The part that didn’t sit right with me wasn’t what Ezra did, or what the girl didn’t do, or what the other parents did….it was my reaction. This is Ezra’s life, why should we be suppressing it when he tells other people about it? He didn’t lie, exaggerate, or make anything up – he told the cold, hard truth – in a 3.5 year old, stripped down kind of way. Now, I could certainly understand being a parent and having your child exposed to a topic of life that you weren’t prepared to expose them to yet. I know how that would be concerning, but I’m on the other end of the line on this one. Ezra’s not breaking news to them about guns, violence, sex, politics, hate, love, or money….he’s breaking news about his life.
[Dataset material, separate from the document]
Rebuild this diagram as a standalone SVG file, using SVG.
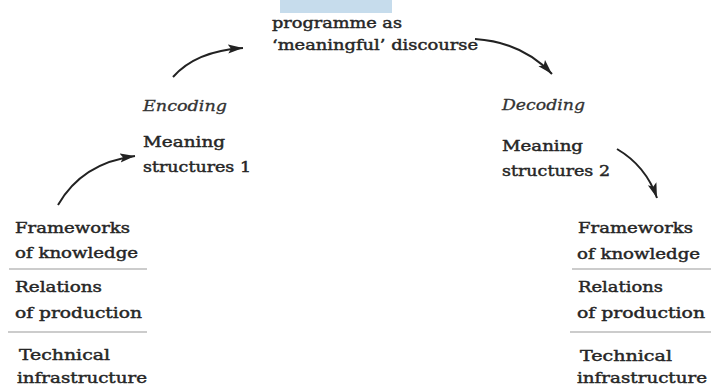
<svg xmlns="http://www.w3.org/2000/svg" width="711" height="387" viewBox="0 0 711 387">
<style>
  text { font-family: "DejaVu Serif", "Liberation Serif", serif; font-size: 15px; font-weight: normal; fill: #262626; stroke: #262626; stroke-width: 0.45px; }
  .it { font-style: italic; stroke-width: 0.3px; fill: #333; stroke: #333; }
  .sep { stroke: #9a9a9a; stroke-width: 1.2; }
  .conn { fill: none; stroke: #222; stroke-width: 2; marker-end: url(#ah); }
</style>
<defs>
  <marker id="ah" markerUnits="userSpaceOnUse" markerWidth="18" markerHeight="12" refX="15" refY="5" orient="auto">
    <path d="M0,0.5 L15,5 L0,9.5 L3,5 Z" fill="#222"/>
  </marker>
</defs>
<rect width="711" height="387" fill="#ffffff"/>
<rect id="topbox" x="280" y="0" width="112" height="13" fill="#c6dcec"/>

<g id="programme">
  <text x="272" y="28" textLength="130" lengthAdjust="spacingAndGlyphs">programme as</text>
  <text x="272" y="50" textLength="206" lengthAdjust="spacingAndGlyphs">‘meaningful’ discourse</text>
</g>
<g id="encoding">
  <text class="it" x="143" y="111" textLength="84" lengthAdjust="spacingAndGlyphs">Encoding</text>
  <text x="143" y="147" textLength="82" lengthAdjust="spacingAndGlyphs">Meaning</text>
  <text x="143" y="172" textLength="108" lengthAdjust="spacingAndGlyphs">structures 1</text>
</g>
<g id="decoding">
  <text class="it" x="502" y="110" textLength="83" lengthAdjust="spacingAndGlyphs">Decoding</text>
  <text x="502" y="151" textLength="81" lengthAdjust="spacingAndGlyphs">Meaning</text>
  <text x="502" y="176" textLength="108" lengthAdjust="spacingAndGlyphs">structures 2</text>
</g>
<g id="left-stack">
  <text x="15" y="233" textLength="115" lengthAdjust="spacingAndGlyphs">Frameworks</text>
  <text x="15" y="258" textLength="123" lengthAdjust="spacingAndGlyphs">of knowledge</text>
  <line class="sep" x1="9" y1="269" x2="147" y2="269"/>
  <text x="15" y="292" textLength="87" lengthAdjust="spacingAndGlyphs">Relations</text>
  <text x="15" y="318" textLength="127" lengthAdjust="spacingAndGlyphs">of production</text>
  <line class="sep" x1="8" y1="332" x2="147" y2="332"/>
  <text x="19" y="360" textLength="91" lengthAdjust="spacingAndGlyphs">Technical</text>
  <text x="17" y="383" textLength="130" lengthAdjust="spacingAndGlyphs">infrastructure</text>
</g>
<g id="right-stack">
  <text x="578" y="233" textLength="115" lengthAdjust="spacingAndGlyphs">Frameworks</text>
  <text x="577" y="259" textLength="123" lengthAdjust="spacingAndGlyphs">of knowledge</text>
  <line class="sep" x1="572" y1="269" x2="711" y2="269"/>
  <text x="578" y="292" textLength="85" lengthAdjust="spacingAndGlyphs">Relations</text>
  <text x="577" y="318" textLength="128" lengthAdjust="spacingAndGlyphs">of production</text>
  <line class="sep" x1="570" y1="332" x2="711" y2="332"/>
  <text x="580" y="361" textLength="92" lengthAdjust="spacingAndGlyphs">Technical</text>
  <text x="577" y="383" textLength="130" lengthAdjust="spacingAndGlyphs">infrastructure</text>
</g>
<g id="connectors">
  <path class="conn" d="M58,205 Q82,163 135,156"/>
  <path class="conn" d="M173,77 Q196,51 243,48"/>
  <path class="conn" d="M475,39 Q522,42 552,74"/>
  <path class="conn" d="M617,149 Q646,166 657,198"/>
</g>
</svg>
The coping of a 3.5 year old dealing with a loss of his brother – and I think I’m fine with that.

We continue to realize boundaries that have been destroyed for us still stand for others, and Ezra is running head first into walls of them everywhere. We are amazed at how much we learn from him learning. Maybe some parents will be disturbed if they hear Ezra talk about Liam. Maybe some will ignore it, maybe some will open a conversation with their child, and maybe some will understand completely due to their own experience. I don’t know. But at the risk of allowing Ezra to talk about Liam in a positive and productive way, I’ll take the gamble.

Comments

  1. Kids help keep us honest and unexpectedly prepare us for things we can’t imagine. Its hard to believe that our kids are in the drivers seat of our live sometimes, but its for the best I believe.
    Take care brother

  2. Oh pioneers! New territory always brings a learning curve, and it sounds like your family is really doing such a great conscientious job, though never easy. Got to check out the new headstone in person – so beautiful and fitting. Told Liam to look out for my cousin Theresa in heaven – if there is skiing in heaven, she would be a good teacher – taught her girls to ski before she died and they’re not even two yet.